Tuesday, October 31, 2006

Wicked Problems in User Interface Design

The wicked problem examples from urban planning that Rittle & Webber (1973) present ring true for information systems design because when addressing and serving more and more people’s diverse needs naturally wicked problems arise, hopefully to be solved, in large part with monkey-like mischievous solutions.

Working with Apple Computers, Mountford (1990) expressed those wicked problems in computer information systems outlining on the first page:
“The world is rich with data, rapidly becoming more and more varied in media type…
The challenge is how to best present and represent such data within the interface, to transform it into useful information.”

Making this suggestion for resolving these problems:
Future interfaces need to incorporate new information types and to accommodate new types of users with additional customized real-world interface metaphors that make information easy to find and use.”

Suggesting merging the efforts of two groups not generally thought of working together, scientists and artists. Comparisons from design traditions, animation, theater, architecture, industrial design, and information display (using Tufte’s famed cartography example of Napoleon’s March to Moscow: The War of 1812”). Suggesting looking at real world tasks and environments to find new ideas which in the technology and music fields we call “mashups” today, Mountford writes:
“Some people believe that new ideas are almost always the result of collisions –juxtapositions or recombinations of ideas” (Koestler, 1964)

These are outlined based on Adam’s (1986) brainstorming steps, as new uses for the object, adapt the object to be like something else, modify, magnify, minimize, substitute, rearrange, reverse or transpose, combine the data into an ensemble. This advice seems virtually the same as Jasper Johns’ esthetic theorem, now considered basic advice to artists --
"Take an object. Do something to it.

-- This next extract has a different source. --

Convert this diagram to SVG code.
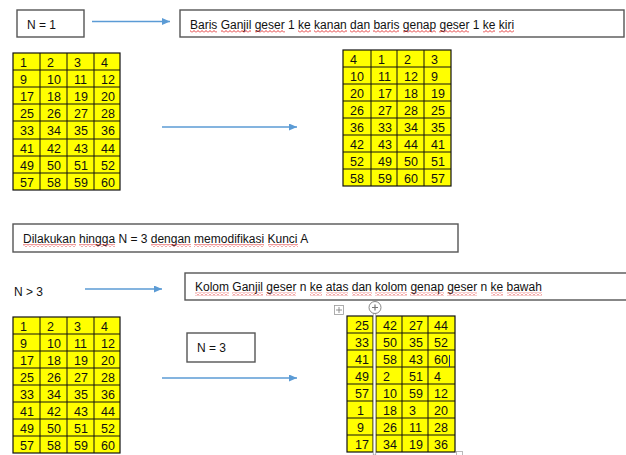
<svg xmlns="http://www.w3.org/2000/svg" width="626" height="455" viewBox="0 0 626 455">
<style>
  text { font-family: "Liberation Sans", Arial, sans-serif; fill: #111; }
  .lbl { font-size: 12px; }
  .num { font-size: 12.5px; }
  .box { fill: #fff; stroke: #555; stroke-width: 1.4; }
  .bg { fill: #ffff00; stroke: #111; stroke-width: 1.2; }
  .gl { fill: none; stroke: #111; stroke-width: 1; }
  .arr { stroke: #5b9bd5; stroke-width: 1.3; fill: none; marker-end: url(#ah); }
  .sq { fill: url(#wave); }
</style>
<defs>
  <marker id="ah" markerWidth="8" markerHeight="7" refX="8" refY="3.5" orient="auto" markerUnits="userSpaceOnUse">
    <path d="M0,0 L8,3.5 L0,7 z" fill="#5b9bd5"/>
  </marker>
  <pattern id="wave" width="4" height="3" patternUnits="userSpaceOnUse">
    <path d="M0,2.5 L2,0.5 L4,2.5" fill="none" stroke="#e02020" stroke-width="0.9"/>
  </pattern>
</defs>
<rect width="626" height="455" fill="#fff"/>

<g id="n1">
  <rect class="box" x="17" y="10" width="67" height="27"/>
  <text class="lbl" x="27" y="28.5">N = 1</text>
</g>

<g id="rule1">
  <rect class="box" x="180" y="10" width="444" height="27"/>
  <text class="lbl" x="190" y="28.5">Baris Ganjil geser 1 ke kanan dan baris genap geser 1 ke kiri</text>
  <rect class="sq" x="190" y="30" width="27" height="3"/>
  <rect class="sq" x="221" y="30" width="30" height="3"/>
  <rect class="sq" x="255" y="30" width="30" height="3"/>
  <rect class="sq" x="298" y="30" width="13" height="3"/>
  <rect class="sq" x="314" y="30" width="33" height="3"/>
  <rect class="sq" x="350" y="30" width="20" height="3"/>
  <rect class="sq" x="373" y="30" width="26" height="3"/>
  <rect class="sq" x="403" y="30" width="33" height="3"/>
  <rect class="sq" x="439" y="30" width="30" height="3"/>
  <rect class="sq" x="483" y="30" width="12" height="3"/>
  <rect class="sq" x="499" y="30" width="15" height="3"/>
</g>

<g id="table1">
  <rect class="bg" x="13" y="53" width="107" height="137"/>
  <path class="gl" d="M40,53V190M67,53V190M94,53V190M13,70H120M13,87H120M13,104H120M13,121H120M13,139H120M13,156H120M13,173H120"/>
  <g class="num">
    <text class="num" y="66.5"><tspan x="20">1</tspan><tspan x="47">2</tspan><tspan x="74">3</tspan><tspan x="101">4</tspan></text>
    <text class="num" y="83.5"><tspan x="20">9</tspan><tspan x="47">10</tspan><tspan x="74">11</tspan><tspan x="101">12</tspan></text>
    <text class="num" y="100.5"><tspan x="20">17</tspan><tspan x="47">18</tspan><tspan x="74">19</tspan><tspan x="101">20</tspan></text>
    <text class="num" y="117.5"><tspan x="20">25</tspan><tspan x="47">26</tspan><tspan x="74">27</tspan><tspan x="101">28</tspan></text>
    <text class="num" y="135"><tspan x="20">33</tspan><tspan x="47">34</tspan><tspan x="74">35</tspan><tspan x="101">36</tspan></text>
    <text class="num" y="152.5"><tspan x="20">41</tspan><tspan x="47">42</tspan><tspan x="74">43</tspan><tspan x="101">44</tspan></text>
    <text class="num" y="169.5"><tspan x="20">49</tspan><tspan x="47">50</tspan><tspan x="74">51</tspan><tspan x="101">52</tspan></text>
    <text class="num" y="186.5"><tspan x="20">57</tspan><tspan x="47">58</tspan><tspan x="74">59</tspan><tspan x="101">60</tspan></text>
  </g>
</g>

<g id="table2">
  <rect class="bg" x="343" y="50" width="108" height="136"/>
  <path class="gl" d="M371,50V186M397,50V186M424,50V186M343,67H451M343,84H451M343,101H451M343,118H451M343,135H451M343,152H451M343,169H451"/>
  <text class="num" y="63.5"><tspan x="350">4</tspan><tspan x="378">1</tspan><tspan x="404">2</tspan><tspan x="431">3</tspan></text>
  <text class="num" y="80.5"><tspan x="350">10</tspan><tspan x="378">11</tspan><tspan x="404">12</tspan><tspan x="431">9</tspan></text>
  <text class="num" y="97.5"><tspan x="350">20</tspan><tspan x="378">17</tspan><tspan x="404">18</tspan><tspan x="431">19</tspan></text>
  <text class="num" y="114.5"><tspan x="350">26</tspan><tspan x="378">27</tspan><tspan x="404">28</tspan><tspan x="431">25</tspan></text>
  <text class="num" y="131.5"><tspan x="350">36</tspan><tspan x="378">33</tspan><tspan x="404">34</tspan><tspan x="431">35</tspan></text>
  <text class="num" y="148.5"><tspan x="350">42</tspan><tspan x="378">43</tspan><tspan x="404">44</tspan><tspan x="431">41</tspan></text>
  <text class="num" y="165.5"><tspan x="350">52</tspan><tspan x="378">49</tspan><tspan x="404">50</tspan><tspan x="431">51</tspan></text>
  <text class="num" y="182.5"><tspan x="350">58</tspan><tspan x="378">59</tspan><tspan x="404">60</tspan><tspan x="431">57</tspan></text>
</g>

<g id="note">
  <rect class="box" x="13" y="224" width="445" height="28"/>
  <text class="lbl" x="23" y="242.5">Dilakukan hingga N = 3 dengan memodifikasi Kunci A</text>
  <rect class="sq" x="23" y="244" width="53" height="3"/>
  <rect class="sq" x="79" y="244" width="36" height="3"/>
  <rect class="sq" x="151" y="244" width="40" height="3"/>
  <rect class="sq" x="194" y="244" width="70" height="3"/>
  <rect class="sq" x="268" y="244" width="30" height="3"/>
</g>

<g id="n3plus">
  <text class="lbl" x="14" y="296">N &gt; 3</text>
</g>

<g id="rule2">
  <rect class="box" x="185" y="273" width="445" height="27"/>
  <text class="lbl" x="195" y="291">Kolom Ganjil geser n ke atas dan kolom genap geser n ke bawah</text>
  <rect class="sq" x="195" y="292.5" width="34" height="3"/>
  <rect class="sq" x="232" y="292.5" width="31" height="3"/>
  <rect class="sq" x="266" y="292.5" width="30" height="3"/>
  <rect class="sq" x="310" y="292.5" width="12" height="3"/>
  <rect class="sq" x="326" y="292.5" width="22" height="3"/>
  <rect class="sq" x="352" y="292.5" width="20" height="3"/>
  <rect class="sq" x="375" y="292.5" width="32" height="3"/>
  <rect class="sq" x="410" y="292.5" width="34" height="3"/>
  <rect class="sq" x="447" y="292.5" width="30" height="3"/>
  <rect class="sq" x="491" y="292.5" width="12" height="3"/>
  <rect class="sq" x="507" y="292.5" width="35" height="3"/>
</g>

<g id="table3">
  <rect class="bg" x="13" y="317" width="107" height="136"/>
  <path class="gl" d="M40,317V453M67,317V453M94,317V453M13,334H120M13,351H120M13,368H120M13,385H120M13,402H120M13,419H120M13,436H120"/>
  <text class="num" y="330.5"><tspan x="20">1</tspan><tspan x="47">2</tspan><tspan x="74">3</tspan><tspan x="101">4</tspan></text>
  <text class="num" y="347.5"><tspan x="20">9</tspan><tspan x="47">10</tspan><tspan x="74">11</tspan><tspan x="101">12</tspan></text>
  <text class="num" y="364.5"><tspan x="20">17</tspan><tspan x="47">18</tspan><tspan x="74">19</tspan><tspan x="101">20</tspan></text>
  <text class="num" y="381.5"><tspan x="20">25</tspan><tspan x="47">26</tspan><tspan x="74">27</tspan><tspan x="101">28</tspan></text>
  <text class="num" y="398.5"><tspan x="20">33</tspan><tspan x="47">34</tspan><tspan x="74">35</tspan><tspan x="101">36</tspan></text>
  <text class="num" y="415.5"><tspan x="20">41</tspan><tspan x="47">42</tspan><tspan x="74">43</tspan><tspan x="101">44</tspan></text>
  <text class="num" y="432.5"><tspan x="20">49</tspan><tspan x="47">50</tspan><tspan x="74">51</tspan><tspan x="101">52</tspan></text>
  <text class="num" y="449.5"><tspan x="20">57</tspan><tspan x="47">58</tspan><tspan x="74">59</tspan><tspan x="101">60</tspan></text>
</g>

<g id="n3">
  <rect class="box" x="187" y="333" width="68" height="29"/>
  <text class="lbl" x="197" y="352">N = 3</text>
</g>

<g id="table4">
  <rect class="bg" x="347" y="316" width="108" height="136"/>
  <path class="gl" d="M373,316V452M376,316V452M402,316V452M428,316V452M347,333H455M347,350H455M347,367H455M347,384H455M347,401H455M347,418H455M347,435H455"/>
  <text class="num" y="329.5"><tspan x="355">25</tspan><tspan x="383">42</tspan><tspan x="409">27</tspan><tspan x="434">44</tspan></text>
  <text class="num" y="346.5"><tspan x="355">33</tspan><tspan x="383">50</tspan><tspan x="409">35</tspan><tspan x="434">52</tspan></text>
  <text class="num" y="363.5"><tspan x="355">41</tspan><tspan x="383">58</tspan><tspan x="409">43</tspan><tspan x="434">60</tspan></text>
  <text class="num" y="380.5"><tspan x="355">49</tspan><tspan x="383">2</tspan><tspan x="409">51</tspan><tspan x="434">4</tspan></text>
  <text class="num" y="397.5"><tspan x="355">57</tspan><tspan x="383">10</tspan><tspan x="409">59</tspan><tspan x="434">12</tspan></text>
  <text class="num" y="414.5"><tspan x="357">1</tspan><tspan x="383">18</tspan><tspan x="409">3</tspan><tspan x="434">20</tspan></text>
  <text class="num" y="431.5"><tspan x="357">9</tspan><tspan x="383">26</tspan><tspan x="409">11</tspan><tspan x="434">28</tspan></text>
  <text class="num" y="448.5"><tspan x="355">17</tspan><tspan x="383">34</tspan><tspan x="409">19</tspan><tspan x="434">36</tspan></text>
  <!-- editor artifacts -->
  <rect x="373.2" y="313" width="2.6" height="142" fill="#fff" stroke="#888" stroke-width="0.6"/>
  <circle cx="375" cy="307.5" r="6" fill="#fff" stroke="#888" stroke-width="1"/>
  <path d="M375,304.5V310.5M372,307.5H378" stroke="#777" stroke-width="1.2"/>
  <rect x="334.5" y="305.5" width="9" height="9" fill="#fff" stroke="#999" stroke-width="0.8"/>
  <path d="M339,307V313M336,310H342" stroke="#777" stroke-width="0.8"/>
  <path d="M449.5,355V367" stroke="#223388" stroke-width="1"/>
  <rect x="456.5" y="451.5" width="6" height="6" fill="#fff" stroke="#aaa" stroke-width="0.8"/>
</g>

<g id="connectors">
  <line class="arr" x1="92" y1="21.5" x2="170" y2="21.5"/>
  <line class="arr" x1="162" y1="127" x2="297" y2="127"/>
  <line class="arr" x1="85" y1="289" x2="162" y2="289"/>
  <line class="arr" x1="162" y1="378" x2="297" y2="378"/>
</g>
</svg>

Do something else to it."

Role playing is suggested as a creative exercise to delve more deeply into the change the idea or object metaphor, and outlining four personality and functional roles, the Explorer, the Artist, the Judge, the Warrior, that could be worn like a costume on Halloween, but accurately providing a warning that if interacting all at once, perhaps the role of the judge should wait to sort the ideas presented instead of eliminating them.

In a way Johns is a good example of the polar differences between scientists and artists, with information science providing solutions to needs looking for something one doesn’t know or have and Johns ‘something’ becoming something else based on “things the mind already knows. ”

Mountford ends advising interface designers to live in the present and future, anticipating the challenges for designers in new ways to use computers having suggested prototyping models, and these several techniques that are in wide use today.

Life too far in the future isn’t always economically feasible, but combining with role playing should help software projects remain practical and satisfying for those of us who enjoy building successful information tools and toys, or just imagineering we are. I feel the analysis is especially accurate as far as customizable user interface design goes.